Crooked Little Town
by Ed Brubaker, various artists
(DC Comics, 2003)
Writer Ed Brubaker continues to develop the new, fresh Catwoman in her second story arc, Crooked Little Town. Still in her new garb and bearing a new attitude towards crime -- she's against it, when innocents in her community, Gotham's working-class East End, are the victims -- Selina Kyle takes to the streets and rooftops as the city's newest champion.
Her targets include the street-level dealers and upper-level suits who pull their strings in Gotham's thriving drug trade. But she often finds herself at odds with the police; Gotham's finest are rife with corruption, and Selina is pulled into one far-reaching plot when two bad cops murder an undercover officer, then try to pin it on the sole witness to the event: Selena's best pal and eyes-on-the-street, Holly.
The story is intricately plotted and strongly drawn, with solid characters that leap from the page. Even the dirty cops rise above the thuggish, two-dimensional portrayal to which we've all become accustomed.

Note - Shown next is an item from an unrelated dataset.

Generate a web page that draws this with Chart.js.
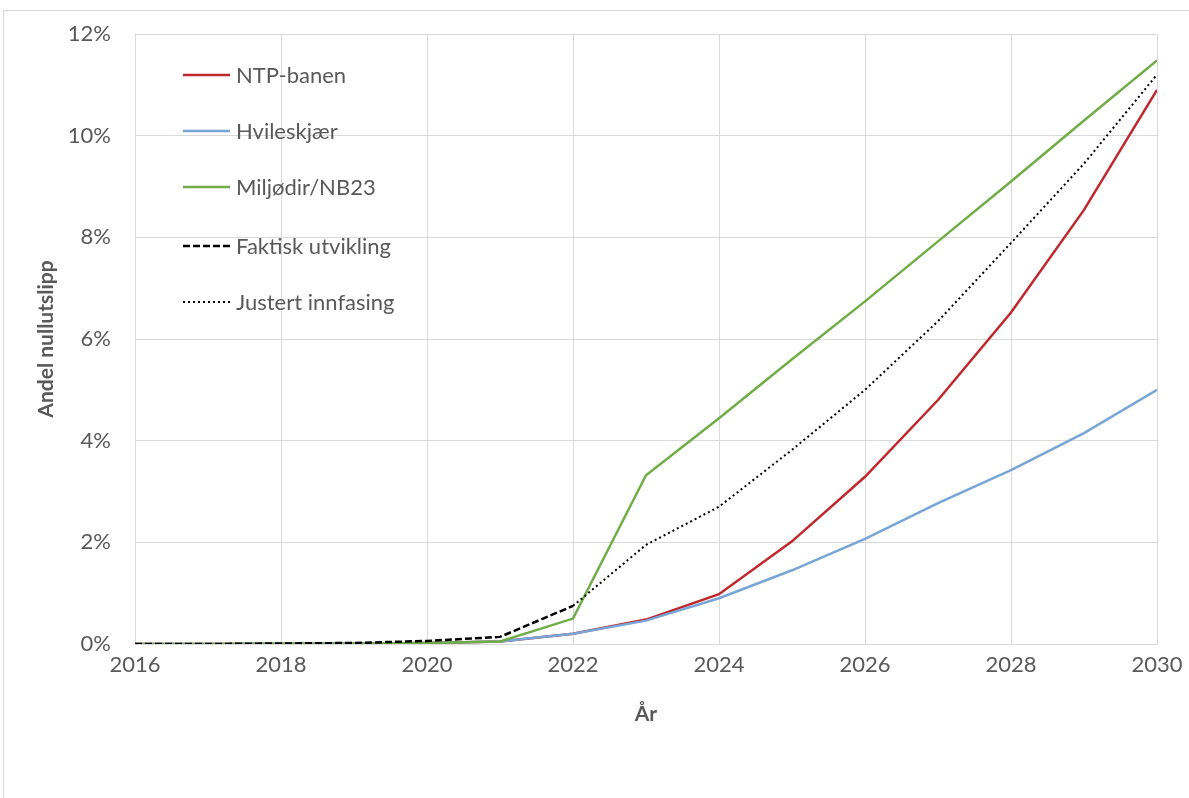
<!DOCTYPE html>
<html lang="no">
<head>
<meta charset="utf-8">
<title>Andel nullutslipp</title>
<script src="https://cdn.jsdelivr.net/npm/chart.js@4.4.1/dist/chart.umd.min.js"></script>
<style>
  html, body { margin: 0; padding: 0; background: #ffffff; }
  #wrap { width: 1189px; height: 798px; position: relative; }
</style>
</head>
<body>
<div id="wrap"><canvas id="chart" width="1189" height="798"></canvas></div>
<script>
// År og andel nullutslipp (%) per scenario
const years = [2016, 2017, 2018, 2019, 2020, 2021, 2022, 2023, 2024, 2025, 2026, 2027, 2028, 2029, 2030];
const ntpBanen   = [0, 0, 0.005, 0.01, 0.02, 0.05, 0.2, 0.48, 0.98, 2.02, 3.29, 4.8, 6.52, 8.54, 10.9];
const hvileskjaer = [0, 0, 0.005, 0.01, 0.02, 0.05, 0.2, 0.46, 0.9, 1.45, 2.07, 2.77, 3.42, 4.15, 5.0];
const miljodir   = [0, 0, 0.005, 0.01, 0.02, 0.05, 0.5, 3.32, 4.44, 5.6, 6.74, 7.92, 9.1, 10.3, 11.48];
const faktisk    = [0, 0, 0.01, 0.02, 0.06, 0.14, 0.75, null, null, null, null, null, null, null, null];
const justert    = [null, null, null, null, null, null, 0.75, 1.95, 2.7, 3.82, 5.0, 6.35, 7.89, 9.45, 11.2];
const yTicks = [0, 2, 4, 6, 8, 10, 12];

const FONT = 'Lato, "Open Sans", "Noto Sans", sans-serif';
const GREY_TEXT = '#595959';
const GRID = '#d9d9d9';

const toPoints = arr => years.map((y, i) => ({ x: y, y: arr[i] }));

const datasets = [
  { label: 'NTP-banen', data: toPoints(ntpBanen), borderColor: '#c0272d', borderWidth: 2.5, order: 5 },
  { label: 'Hvileskjær', data: toPoints(hvileskjaer), borderColor: '#76a5d6', borderWidth: 2.5, order: 4 },
  { label: 'Miljødir/NB23', data: toPoints(miljodir), borderColor: '#70ad47', borderWidth: 2.5, order: 3 },
  { label: 'Faktisk utvikling', data: toPoints(faktisk), borderColor: '#000000', borderWidth: 2.5, borderDash: [7, 3], order: 2 },
  { label: 'Justert innfasing', data: toPoints(justert), borderColor: '#000000', borderWidth: 2, borderDash: [2, 3], order: 1 }
].map(d => Object.assign({ pointRadius: 0, pointHoverRadius: 0, fill: false, tension: 0, spanGaps: false }, d));

// Ytre ramme rundt diagramområdet
const framePlugin = {
  id: 'frame',
  beforeDraw(chart) {
    const ctx = chart.ctx;
    ctx.save();
    ctx.fillStyle = '#ffffff';
    ctx.fillRect(0, 0, chart.width, chart.height);
    ctx.strokeStyle = '#d9d9d9';
    ctx.lineWidth = 1;
    ctx.strokeRect(3.5, 10.5, chart.width + 10, chart.height + 10);
    ctx.restore();
  }
};

// Forklaring tegnet inne i plottområdet, oppe til venstre
const insideLegend = {
  id: 'insideLegend',
  afterDatasetsDraw(chart) {
    const ctx = chart.ctx;
    const rows = [75, 131, 187, 246, 302];
    ctx.save();
    ctx.font = '22px ' + FONT;
    ctx.textBaseline = 'middle';
    ctx.textAlign = 'left';
    chart.data.datasets.forEach((ds, i) => {
      const y = rows[i];
      ctx.strokeStyle = ds.borderColor;
      ctx.lineWidth = ds.borderWidth;
      ctx.setLineDash(ds.borderDash || []);
      ctx.beginPath();
      ctx.moveTo(183, y);
      ctx.lineTo(230, y);
      ctx.stroke();
      ctx.setLineDash([]);
      ctx.fillStyle = GREY_TEXT;
      ctx.fillText(ds.label, 236, y + 1);
    });
    ctx.restore();
  }
};

function noEdgePadding(scale) {
  scale.paddingTop = 0;
  scale.paddingBottom = 0;
  scale.paddingLeft = 0;
  scale.paddingRight = 0;
}

new Chart(document.getElementById('chart'), {
  type: 'line',
  data: { datasets },
  plugins: [framePlugin, insideLegend],
  options: {
    responsive: false,
    animation: false,
    events: [],
    layout: { padding: { left: 30, right: 32, top: 34, bottom: 64 } },
    plugins: {
      legend: { display: false },
      tooltip: { enabled: false },
      title: { display: false }
    },
    scales: {
      x: {
        type: 'linear',
        min: years[0],
        max: years[years.length - 1],
        afterBuildTicks(scale) {
          scale.ticks = years.filter(y => y % 2 === 0).map(v => ({ value: v }));
        },
        afterFit(scale) { scale.height = 90; noEdgePadding(scale); },
        grid: { color: GRID, lineWidth: 1, drawTicks: false },
        border: { display: true, color: GRID },
        ticks: {
          color: GREY_TEXT,
          font: { family: FONT, size: 22 },
          padding: 8,
          maxRotation: 0,
          autoSkip: false,
          callback: v => String(v)
        },
        title: {
          display: true,
          text: 'År',
          color: GREY_TEXT,
          font: { family: FONT, size: 21, weight: 'bold' },
          padding: { top: 0, bottom: 7 }
        }
      },
      y: {
        min: 0,
        max: 12,
        afterBuildTicks(scale) {
          scale.ticks = yTicks.map(v => ({ value: v }));
        },
        afterFit(scale) { scale.width = 105; noEdgePadding(scale); },
        grid: { color: GRID, lineWidth: 1, drawTicks: false },
        border: { display: false },
        ticks: {
          color: GREY_TEXT,
          font: { family: FONT, size: 22 },
          padding: 24,
          callback: v => v + '%'
        },
        title: {
          display: true,
          text: 'Andel nullutslipp',
          color: GREY_TEXT,
          font: { family: FONT, size: 21, weight: 'bold' },
          padding: { top: 4, bottom: 0 }
        }
      }
    }
  }
});
</script>
</body>
</html>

Fans of the Batman-Catwoman romance option will enjoy some low-grade flirtation between the two, in both their costumed and civilian guises. It doesn't go very far, however, and for once, readers get the impression that Selina, not Bruce, is in control. Also included in this collected volume are a one-shot story showing Selina's loyalty to an old friend in bad trouble -- and her willingness to break the law in what she considers a good cause -- and a stand-alone Secret Files story that retells Catwoman's background story (in the current continuity, anyway) through Holly's eyes.
By this point in the series, it's clear Catwoman's new costume is a hit with the readers, as is her toned-down sexuality, her amped-up romance with Batman and her new outlook on life. Far from the only villain-to-hero transformation in comics' history, it is by far one of the most successful -- leaving fans to wonder why the recent Catwoman movie with Halle Berry ignored the character's rich potential and went with a completely unrelated concept. Either way, Catwoman is secure in her own ongoing series, and Crooked Little Town is a fine sample of her recent developments.